Puma SE is directing closeout sneakers into discount retail stores as the German sportswear brand works to manage excess inventory and expand its reach into price-sensitive consumer segments. The strategy reflects the broader challenges athletic footwear companies face in balancing production levels with evolving consumer demand while protecting brand positioning.
The influx of Puma sneakers into closeout channels has become increasingly visible across liquidation auctions, wholesale distributors, and secondary retail outlets. Bulk lots of the company’s footwear have appeared on platforms such as B-Stock, Liquidation.com, and Via Trading, which facilitate sales from manufacturers to resellers. These shipments include a mix of lifestyle sneakers, performance trainers, and retro-inspired models, many of which were originally intended for traditional sporting goods retailers or Puma’s own stores.
Discount chains such as Ross Stores Inc., Burlington Stores Inc., and TJX Companies Inc.—the operator of Marshalls and T.J. Maxx—have been among the primary beneficiaries of Puma’s closeout footwear. These retailers specialize in offering branded products at lower price points, drawing in value-conscious shoppers who continue to seek recognizable names at discounts. Puma sneakers have become a consistent presence on their shelves, reinforcing the role of discount stores in absorbing global overstock.
The trend is not limited to physical outlets. Independent resellers have also capitalized on Puma’s closeout distribution, purchasing mixed pallets through liquidation auctions and reselling them online through platforms like eBay, StockX, and Poshmark. While Puma shoes generally do not command the same premium as limited-edition Nike or Adidas releases, the brand’s strong global identity makes its products attractive in resale markets where affordability drives demand.
Puma has experienced strong growth in recent years, reporting €8.6 billion in revenue for fiscal 2024. The company has invested in high-profile sponsorships, including partnerships with soccer stars such as Neymar Jr. and national teams like Italy. It has also expanded its collaborations with designers and celebrities, creating limited-release products aimed at elevating brand appeal. Despite these successes, Puma continues to contend with rising inventory levels, particularly in North America and Europe where consumer spending has softened.
The company’s reliance on liquidation channels highlights both opportunity and risk. On one hand, closeout sales allow Puma to clear unsold merchandise, free up warehouse capacity, and recover a portion of costs without heavily discounting products in its flagship stores or online platforms. On the other hand, widespread availability of Puma sneakers at discount retailers may reduce brand exclusivity and create pricing expectations that undermine premium positioning.

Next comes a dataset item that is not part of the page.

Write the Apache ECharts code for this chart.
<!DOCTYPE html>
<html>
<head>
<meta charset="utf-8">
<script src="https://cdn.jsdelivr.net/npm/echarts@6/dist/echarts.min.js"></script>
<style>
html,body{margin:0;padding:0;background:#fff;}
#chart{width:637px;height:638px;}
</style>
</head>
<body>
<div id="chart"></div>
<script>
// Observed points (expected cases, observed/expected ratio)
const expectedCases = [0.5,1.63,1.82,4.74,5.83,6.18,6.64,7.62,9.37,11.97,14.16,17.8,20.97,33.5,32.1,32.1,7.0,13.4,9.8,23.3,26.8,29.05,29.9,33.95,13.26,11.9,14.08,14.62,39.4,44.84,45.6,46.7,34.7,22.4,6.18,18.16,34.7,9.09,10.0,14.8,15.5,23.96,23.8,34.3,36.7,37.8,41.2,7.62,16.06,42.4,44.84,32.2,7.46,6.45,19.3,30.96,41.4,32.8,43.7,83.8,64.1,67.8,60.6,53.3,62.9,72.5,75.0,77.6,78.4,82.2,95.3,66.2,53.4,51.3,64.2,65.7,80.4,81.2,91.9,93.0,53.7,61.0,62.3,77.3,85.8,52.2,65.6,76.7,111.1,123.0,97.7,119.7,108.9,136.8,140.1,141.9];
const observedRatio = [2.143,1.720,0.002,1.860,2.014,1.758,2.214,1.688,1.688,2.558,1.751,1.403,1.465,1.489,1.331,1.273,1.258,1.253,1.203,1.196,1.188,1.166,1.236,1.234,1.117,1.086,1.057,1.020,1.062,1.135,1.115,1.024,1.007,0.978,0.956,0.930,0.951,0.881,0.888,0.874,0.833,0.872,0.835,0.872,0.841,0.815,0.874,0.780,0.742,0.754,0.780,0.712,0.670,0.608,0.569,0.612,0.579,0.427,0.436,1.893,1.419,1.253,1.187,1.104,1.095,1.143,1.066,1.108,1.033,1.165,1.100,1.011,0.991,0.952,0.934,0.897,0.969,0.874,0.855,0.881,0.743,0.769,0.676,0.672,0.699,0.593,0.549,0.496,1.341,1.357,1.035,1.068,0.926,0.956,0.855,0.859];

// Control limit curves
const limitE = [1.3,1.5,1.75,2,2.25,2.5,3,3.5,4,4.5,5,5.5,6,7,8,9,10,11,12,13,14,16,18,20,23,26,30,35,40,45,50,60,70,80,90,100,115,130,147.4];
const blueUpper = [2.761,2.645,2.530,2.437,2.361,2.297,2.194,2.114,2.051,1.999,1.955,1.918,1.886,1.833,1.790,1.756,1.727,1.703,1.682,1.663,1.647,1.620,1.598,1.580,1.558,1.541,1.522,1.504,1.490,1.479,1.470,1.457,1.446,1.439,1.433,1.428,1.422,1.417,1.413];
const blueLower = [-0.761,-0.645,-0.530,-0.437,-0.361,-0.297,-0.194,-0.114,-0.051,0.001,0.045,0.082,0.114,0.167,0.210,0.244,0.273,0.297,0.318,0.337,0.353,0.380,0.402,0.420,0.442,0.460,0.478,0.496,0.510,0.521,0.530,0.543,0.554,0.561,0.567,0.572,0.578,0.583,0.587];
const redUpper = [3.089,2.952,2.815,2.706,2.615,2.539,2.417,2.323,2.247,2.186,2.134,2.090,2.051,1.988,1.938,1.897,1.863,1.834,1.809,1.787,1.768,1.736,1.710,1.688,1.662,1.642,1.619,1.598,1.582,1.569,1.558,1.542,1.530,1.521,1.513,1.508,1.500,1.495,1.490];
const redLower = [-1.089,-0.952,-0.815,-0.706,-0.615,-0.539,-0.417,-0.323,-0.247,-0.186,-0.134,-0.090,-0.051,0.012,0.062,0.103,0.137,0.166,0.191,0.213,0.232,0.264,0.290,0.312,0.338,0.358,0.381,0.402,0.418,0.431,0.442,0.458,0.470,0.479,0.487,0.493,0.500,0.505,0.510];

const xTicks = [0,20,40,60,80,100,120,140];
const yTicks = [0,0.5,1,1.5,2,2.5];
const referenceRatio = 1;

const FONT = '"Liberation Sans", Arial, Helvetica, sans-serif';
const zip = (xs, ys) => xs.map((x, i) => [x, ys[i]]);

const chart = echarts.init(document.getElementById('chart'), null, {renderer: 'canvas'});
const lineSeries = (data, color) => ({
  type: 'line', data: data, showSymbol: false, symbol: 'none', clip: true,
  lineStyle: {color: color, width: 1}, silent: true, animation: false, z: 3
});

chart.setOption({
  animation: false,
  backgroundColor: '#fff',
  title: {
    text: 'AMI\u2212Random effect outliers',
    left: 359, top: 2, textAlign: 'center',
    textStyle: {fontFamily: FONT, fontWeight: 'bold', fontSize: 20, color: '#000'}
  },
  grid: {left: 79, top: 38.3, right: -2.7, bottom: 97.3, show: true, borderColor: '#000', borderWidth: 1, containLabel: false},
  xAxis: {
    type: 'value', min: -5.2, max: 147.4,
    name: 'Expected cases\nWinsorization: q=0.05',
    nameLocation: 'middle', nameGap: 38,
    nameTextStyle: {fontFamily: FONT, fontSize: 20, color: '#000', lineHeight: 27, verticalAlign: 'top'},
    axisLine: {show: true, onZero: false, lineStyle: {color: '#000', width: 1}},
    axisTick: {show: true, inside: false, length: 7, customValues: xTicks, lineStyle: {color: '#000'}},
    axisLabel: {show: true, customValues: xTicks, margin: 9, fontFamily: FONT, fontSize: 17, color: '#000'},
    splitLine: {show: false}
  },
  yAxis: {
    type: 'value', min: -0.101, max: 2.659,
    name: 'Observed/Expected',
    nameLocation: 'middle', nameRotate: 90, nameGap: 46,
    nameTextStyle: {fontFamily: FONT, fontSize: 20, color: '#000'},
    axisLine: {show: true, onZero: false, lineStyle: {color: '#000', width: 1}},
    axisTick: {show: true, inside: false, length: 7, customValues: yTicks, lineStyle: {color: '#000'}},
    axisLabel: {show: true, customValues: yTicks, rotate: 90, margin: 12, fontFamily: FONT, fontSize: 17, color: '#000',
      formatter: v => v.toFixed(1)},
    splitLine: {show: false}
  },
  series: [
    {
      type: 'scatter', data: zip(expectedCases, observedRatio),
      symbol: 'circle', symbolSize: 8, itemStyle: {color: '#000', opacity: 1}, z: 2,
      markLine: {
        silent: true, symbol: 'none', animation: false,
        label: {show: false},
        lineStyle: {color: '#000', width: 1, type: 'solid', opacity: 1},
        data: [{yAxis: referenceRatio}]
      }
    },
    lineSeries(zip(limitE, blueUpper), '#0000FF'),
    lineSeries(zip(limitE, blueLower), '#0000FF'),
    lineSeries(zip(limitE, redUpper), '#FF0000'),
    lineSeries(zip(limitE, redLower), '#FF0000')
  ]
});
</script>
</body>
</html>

The rise of liquidation markets has reshaped the retail landscape for apparel and footwear. Online platforms like B-Stock and Liquidation.com host weekly auctions where approved buyers bid on large lots of sneakers, apparel, and accessories from global brands. These platforms have become vital for companies managing overproduction and volatile consumer demand. Puma’s growing presence in these markets underscores the importance of liquidation as a standard inventory management practice across the industry.
Puma’s distribution strategy reflects broader industry dynamics. Rivals Nike Inc. and Adidas AG are also channeling excess inventory into liquidation and closeout outlets. Like its competitors, Puma has faced shifting consumer preferences, higher freight and logistics costs, and economic pressures that have reduced discretionary spending. The result has been fluctuating sales across key markets and increased reliance on alternative distribution to stabilize operations.

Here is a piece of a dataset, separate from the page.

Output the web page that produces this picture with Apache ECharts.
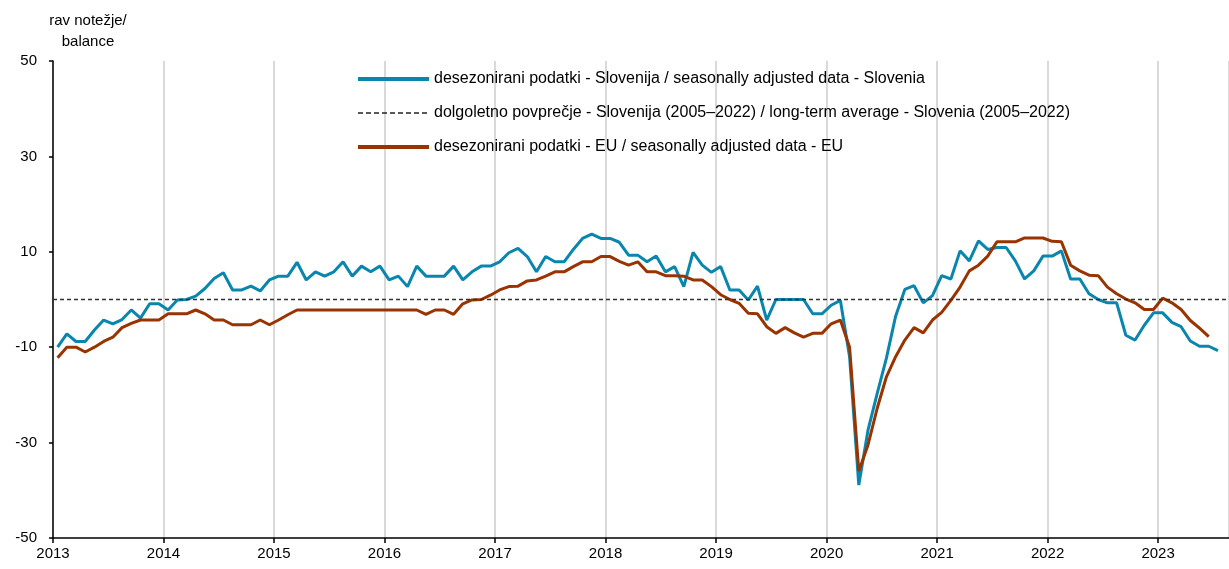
<!DOCTYPE html>
<html>
<head>
<meta charset="utf-8">
<script src="https://cdn.jsdelivr.net/npm/echarts@6/dist/echarts.min.js"></script>
<style>
html,body{margin:0;padding:0;background:#fff;}
#c{width:1229px;height:569px;}
</style>
</head>
<body>
<div id="c"></div>
<script>
// Monthly data, January 2013 onwards
const startYear = 2013;
const yearLabels = ['2013','2014','2015','2016','2017','2018','2019','2020','2021','2022','2023'];
const yTicks = [-50, -30, -10, 10, 30, 50];
const longTermAvg = 0.1;

const sloValues = [
  -10.0, -7.2, -8.8, -8.8, -6.4, -4.3, -5.1, -4.2, -2.2, -3.9, -0.9, -0.9,
  -2.2, -0.1, 0.0, 0.7, 2.3, 4.4, 5.6, 2.0, 2.0, 2.8, 1.8, 4.1,
  4.9, 4.9, 7.8, 4.1, 5.8, 4.9, 5.8, 7.9, 4.9, 7.0, 5.8, 7.0,
  4.1, 4.9, 2.7, 7.0, 4.9, 4.9, 4.9, 7.0, 4.1, 5.8, 7.0, 7.0,
  7.9, 9.8, 10.7, 9.0, 5.8, 9.0, 7.9, 7.9, 10.5, 12.8, 13.7, 12.8,
  12.8, 12.0, 9.3, 9.3, 7.9, 9.1, 5.8, 6.9, 2.7, 9.9, 7.2, 5.7,
  6.9, 2.0, 2.0, -0.1, 2.8, -4.3, 0.0, 0.0, 0.0, 0.0, -3.0, -3.0,
  -1.2, -0.2, -12.0, -38.9, -27.4, -19.7, -12.3, -3.5, 2.1, 2.9, -0.7, 0.8,
  5.0, 4.3, 10.2, 8.1, 12.3, 10.5, 10.9, 10.9, 8.1, 4.3, 6.0, 9.1,
  9.1, 10.2, 4.3, 4.3, 1.2, 0.0, -0.7, -0.7, -7.5, -8.5, -5.4, -2.8,
  -2.8, -4.8, -5.7, -8.7, -9.8, -9.8, -10.7
];

const euValues = [
  -12.2, -10.0, -10.0, -11.0, -10.0, -8.8, -7.9, -5.9, -5.0, -4.3, -4.3, -4.3,
  -3.0, -3.0, -3.0, -2.2, -3.0, -4.3, -4.3, -5.3, -5.3, -5.3, -4.3, -5.3,
  -4.3, -3.2, -2.2, -2.2, -2.2, -2.2, -2.2, -2.2, -2.2, -2.2, -2.2, -2.2,
  -2.2, -2.2, -2.2, -2.2, -3.1, -2.2, -2.2, -3.1, -0.9, -0.1, 0.0, 0.9,
  2.0, 2.7, 2.8, 3.9, 4.1, 4.9, 5.8, 5.8, 6.9, 7.9, 7.9, 9.0,
  9.0, 8.0, 7.2, 7.9, 5.8, 5.8, 5.0, 5.0, 4.9, 4.1, 4.1, 2.7,
  1.0, 0.0, -0.8, -2.9, -3.0, -5.7, -7.1, -5.9, -7.0, -7.9, -7.1, -7.1,
  -5.1, -4.3, -10.0, -36.0, -30.5, -22.8, -16.2, -12.0, -8.5, -5.9, -7.0, -4.3,
  -2.7, -0.2, 2.6, 6.0, 7.2, 9.1, 12.1, 12.1, 12.1, 12.9, 12.9, 12.9,
  12.2, 12.1, 7.2, 6.0, 5.1, 5.0, 2.6, 1.2, 0.1, -0.7, -2.1, -2.1,
  0.3, -0.7, -2.1, -4.4, -6.0, -7.8
];

const seriesNames = [
  'desezonirani podatki - Slovenija / seasonally adjusted data - Slovenia',
  'dolgoletno povprečje - Slovenija (2005–2022) / long-term average - Slovenia (2005–2022)',
  'desezonirani podatki - EU / seasonally adjusted data - EU'
];

const BLUE = '#0a86ae';
const BROWN = '#993300';
const toPoints = arr => arr.map((v, i) => [i + 0.5, v]);
const FONT = '"Liberation Sans", Arial, sans-serif';

const chart = echarts.init(document.getElementById('c'), null, {renderer: 'canvas'});
chart.setOption({
  animation: false,
  backgroundColor: '#fff',
  textStyle: {fontFamily: FONT},
  grid: {left: 53, right: 0, top: 61, bottom: 31, containLabel: false},
  legend: {
    orient: 'vertical',
    left: 351,
    top: 66,
    itemWidth: 71,
    itemHeight: 16,
    itemGap: 18,
    textStyle: {fontFamily: FONT, fontSize: 16, color: '#000'},
    itemStyle: {opacity: 0},
    data: [
      {name: seriesNames[0], lineStyle: {color: BLUE, width: 4}},
      {name: seriesNames[1], lineStyle: {color: '#222', width: 1.3, type: [5, 3]}},
      {name: seriesNames[2], lineStyle: {color: BROWN, width: 4}}
    ]
  },
  graphic: [{
    type: 'text',
    x: 88,
    y: 10,
    style: {
      text: 'rav notežje/\nbalance',
      font: '15px ' + FONT,
      fill: '#000',
      align: 'center',
      verticalAlign: 'top',
      lineHeight: 21
    }
  }],
  xAxis: {
    type: 'value',
    min: 0,
    max: 127.7,
    interval: 12,
    axisLine: {show: true, onZero: false, lineStyle: {color: '#000', width: 1.5}},
    axisTick: {show: true, length: 5, lineStyle: {color: '#000', width: 1.5}},
    axisLabel: {
      margin: 8,
      fontSize: 15,
      color: '#000',
      fontFamily: FONT,
      showMaxLabel: false,
      formatter: v => (v % 12 === 0 ? (yearLabels[v / 12] || '') : '')
    },
    splitLine: {show: true, lineStyle: {color: '#d9d9d9', width: 2}}
  },
  yAxis: {
    type: 'value',
    min: -50,
    max: 50,
    axisLine: {show: true, lineStyle: {color: '#000', width: 1.5}},
    axisTick: {show: true, length: 4, customValues: yTicks, lineStyle: {color: '#000', width: 1.5}},
    axisLabel: {margin: 16, fontSize: 15, color: '#000', fontFamily: FONT, customValues: yTicks},
    splitLine: {show: false}
  },
  series: [
    {
      name: seriesNames[0],
      type: 'line',
      data: toPoints(sloValues),
      symbol: 'none',
      z: 3,
      lineStyle: {color: BLUE, width: 3},
      itemStyle: {color: BLUE}
    },
    {
      name: seriesNames[1],
      type: 'line',
      data: [],
      symbol: 'none',
      lineStyle: {color: '#222', width: 1.3, type: [4, 3]},
      itemStyle: {color: '#222'},
      markLine: {
        silent: true,
        symbol: 'none',
        label: {show: false},
        lineStyle: {color: '#333', width: 1.3, type: [4, 3]},
        data: [{yAxis: longTermAvg}]
      }
    },
    {
      name: seriesNames[2],
      type: 'line',
      data: toPoints(euValues),
      symbol: 'none',
      z: 4,
      lineStyle: {color: BROWN, width: 3},
      itemStyle: {color: BROWN}
    }
  ]
});
</script>
</body>
</html>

In the U.S., discount-driven consumer behavior has intensified following inflationary pressures on household budgets. Retailers such as TJX Companies and Burlington have reported steady traffic growth as shoppers search for lower-cost options. Puma’s availability in these stores has allowed it to tap into a wider consumer base, many of whom may not shop at traditional Puma outlets but remain brand-aware. This exposure can help build long-term brand recognition, even if achieved through off-price sales.
Yet the risks remain significant. Overreliance on liquidation channels could weaken Puma’s ability to sustain premium pricing for its collaborations and performance lines. Unlike limited-edition releases tied to celebrity endorsements, closeout products often include general lifestyle models sold in bulk, which may dilute perceived value. Industry observers note that while liquidation provides a short-term solution to inventory challenges, it requires careful balancing with efforts to maintain brand integrity.
To address these pressures, Puma has increased investment in demand forecasting systems and regional distribution centers to better align production with real-time sales data. The company is also expanding its direct-to-consumer channels, including Puma.com and its mobile app, while enhancing flagship store experiences to emphasize exclusivity. However, with liquidation channels continuing to absorb significant volumes of footwear, managing the dual objectives of clearing stock and protecting brand equity remains a critical challenge.
The global footwear liquidation market is now estimated to represent billions of dollars in annual trade, with athletic brands accounting for a substantial share. Puma’s presence in this ecosystem illustrates both the scale of overstock issues facing the industry and the role of discount retailers in shaping consumer access to branded products. For Puma, success will depend on striking the right balance between leveraging liquidation as a practical outlet and maintaining the aspirational qualities that fuel demand for its premium lines.